The Vauderie d’Arras: An Inaugural Witch-Hunt?
We are remarkably well informed about the Vauderie d’Arras—the witch-craze that gripped and terrorized the medieval city of Arras, in northern France, inspiring Tinctor to write the Invectives—thanks to an unusually large collection of writings contemporary with the incident. The most important of these were produced by a local chronicler, Jacques du Clercq, who dedicated several chapters of his chronicle to the Vauderie. Relying on du Clercq and on a number of other sources—histories, legal and municipal records, letters, and scholarly texts—scholars have reconstructed the narrative of this strange and troubling incident.
It is important to note that, as specialist Franck Mercier has warned, the process of crafting such narratives can be somewhat perilous; there are more gaps and inconsistencies in the record than one might imagine, and some connections are not as simple and linear as they appear. Bearing this warning in mind, we offer here a partial summary of the incident, based largely on Gordon Singer’s (1974) account.
The remainder of this page is adapted or paraphrased from Singer (84-89).
Du Clercq tells us that the Vauderie d’Arras was instigated in 1459, when a Franciscan hermit named Robinet de Vaux, on trial for heresy at a chapter (or meeting) of Dominicans in Langres, in the duchy of Burgundy, accused two people living in the county of Artois of being witches. Artois, the region of northern France in which Arras was situated, was also under the authority of the duke of Burgundy. The inquisitor of Arras, one Pierre le Broussard, was present at the chapter meeting, and followed up on the accusations as soon as he returned to Artois.
The first of the accused, a sex worker named Deniselle Grenier, was apprehended in the nearby city of Douai. Interrogated and tortured by a group of local clerics, including the vicars (or lieutenants) of the absent bishop of Arras and the dean of the local cathedral, Grenier appears to have accused others of witchcraft. One of those she accused was Jean Lavite, a vagabond, artist, and poet. Nicknamed the “Abbot of Folly,” Lavite was the leader of a société joyeuse—a company of dramatic performers. Arrested and brought to Arras in February 1460, Lavite was likewise subjected to torture. His confession, which, du Clercq tells us, named “by name and surname, people of all estates—nobles, clerics, and other men and women,” led to a series of new arrests; soon eight people were in prison. (Here as elsewhere, we present our translation of du Clercq's middle French prose rather than Singer's.)

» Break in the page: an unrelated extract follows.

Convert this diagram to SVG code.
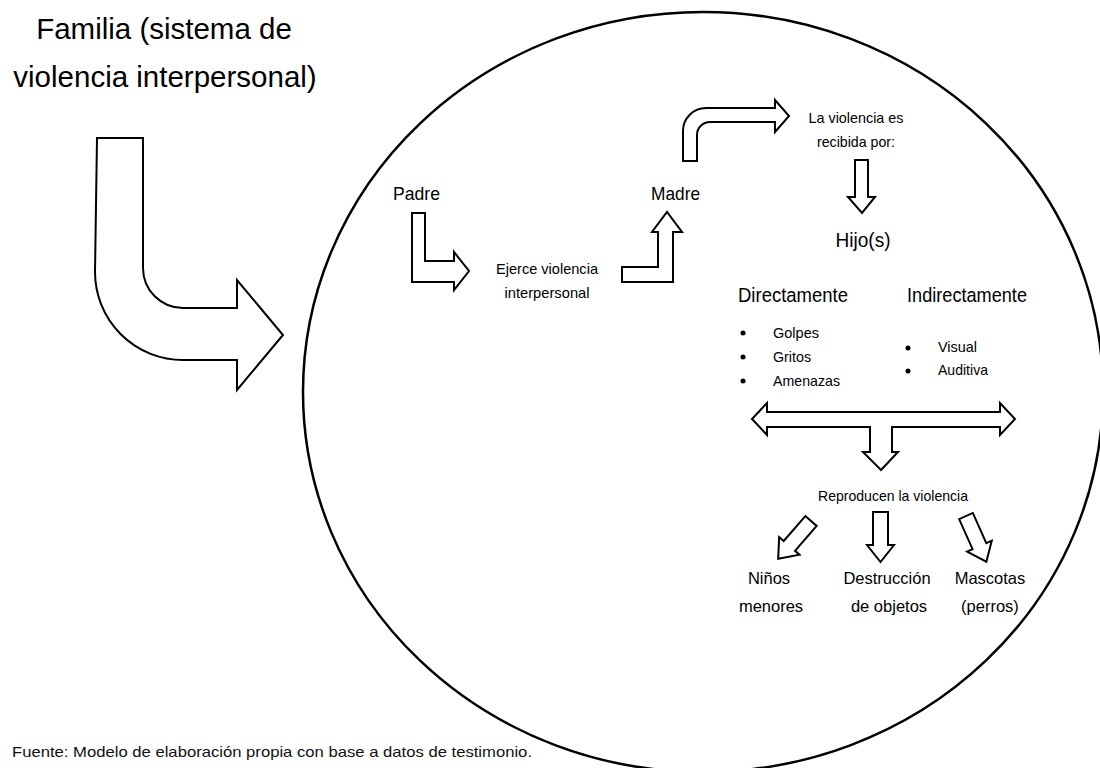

While some of the vicars appear to have had misgivings about the prosecutions, the dean of the cathedral, Jacques du Bois, and the bishop’s suffragan, one Jean Fauconnier (the titular bishop of Beirut), remained doggedly determined to proceed. They enlisted the support of the nearby count of Étampes, a relative of the duke of Burgundy, who ordered the vicars to carry on—on pain of being prosecuted themselves. Despite the advice of neighbouring scholars that a measure of mercy should be shown to the accused, du Bois and Fauconnier remained adamant that those found guilty of vauderie—“witchery”—should be put to death. Indeed, said du Bois, the very accusation of vauderie should be enough to demonstrate guilt; and those who protested should themselves be suspected of witchcraft.